Light Box – K J Orr

Light Box

Light Box is an incredible collection of eleven short stories that are broadly linked by a theme of transition and its accompanying sense of foreignness. We are given snapshots of characters in the midst of disorientating change: an astronaut’s wife adjusting to her husband’s return to Earth; a man who knows that he is slowly going blind; a father coming to terms with his daughter’s illness; a businessman struggling with life away from work. The transitions cause the characters to re-evaluate their current circumstances and past actions, revealing that loss, regret and loneliness are central influences in many of their lives. Crucially, these transitions and emotions are never completed or resolved in the course of the story – we witness only a brief moment in time, with the result that the characters and their situations linger on in the mind for a long while afterwards.

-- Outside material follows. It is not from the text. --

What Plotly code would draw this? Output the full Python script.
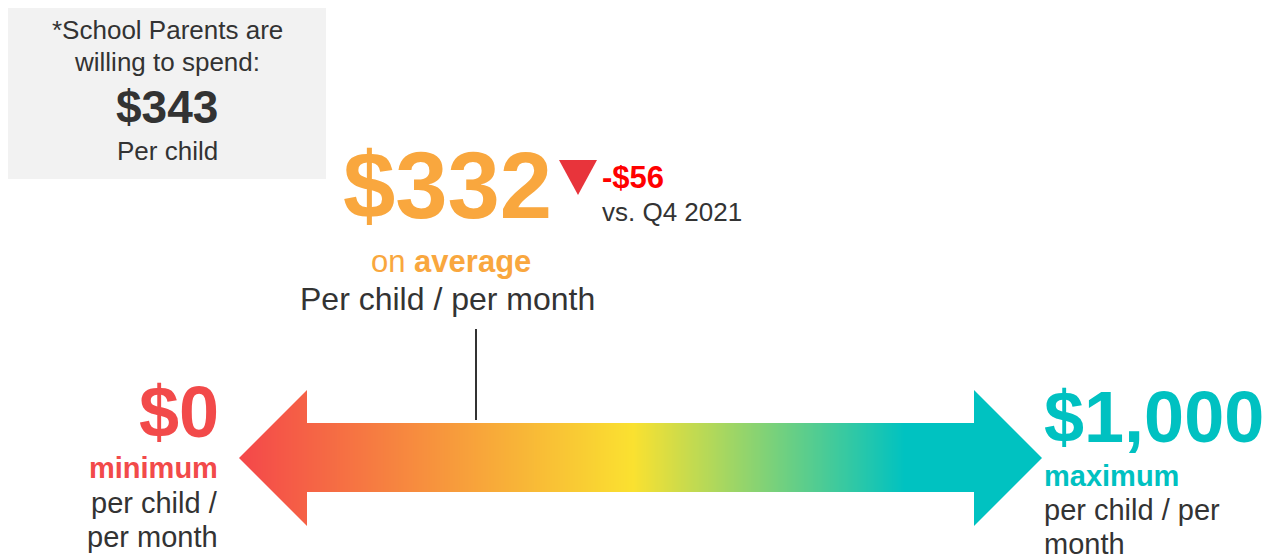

K J Orr’s writing is exceptionally vivid, her characters instantly clear. I can’t put my finger on exactly what it is that launches you so quickly and deeply into the scenes, but the evocation of atmosphere and emotion is startlingly intense. It’s like jumping into what you expect to be a puddle, but which turns out to be a lake. In fact, I didn’t intend to start reading Light Box when I did: I just picked it up and flipped to the first page, and before I knew it I’d read the first story. I was hooked on Orr’s writing style, slowed down only by the fact that it takes a while to fully ‘digest’ each story after reading it.

To give you an example of the Orr’s brilliant writing, here is a short extract from the opening story of the collection, ‘The Lake Shore Limited’:

It had started a couple of months in. He hadn’t noticed at first. He had been aware instead of changes in his hands. His fingers developed blistered patches – tiny, swollen, liquid puffs. He noticed these before the counting. He bothered them. He broke the surface of the skin to let the liquid out. And then the counting. Once he had noticed the counting he watched himself doing it with an awareness that seemed to offer nothing in the way of helping him stop.

   One, two.
   One, two.
   Like breathing.

I highly recommend Light Box to anyone and everyone – even if (or maybe especially if) you don’t usually read short stories. It is an absolutely fantastic collection and I can’t wait to see what K J Orr writes next.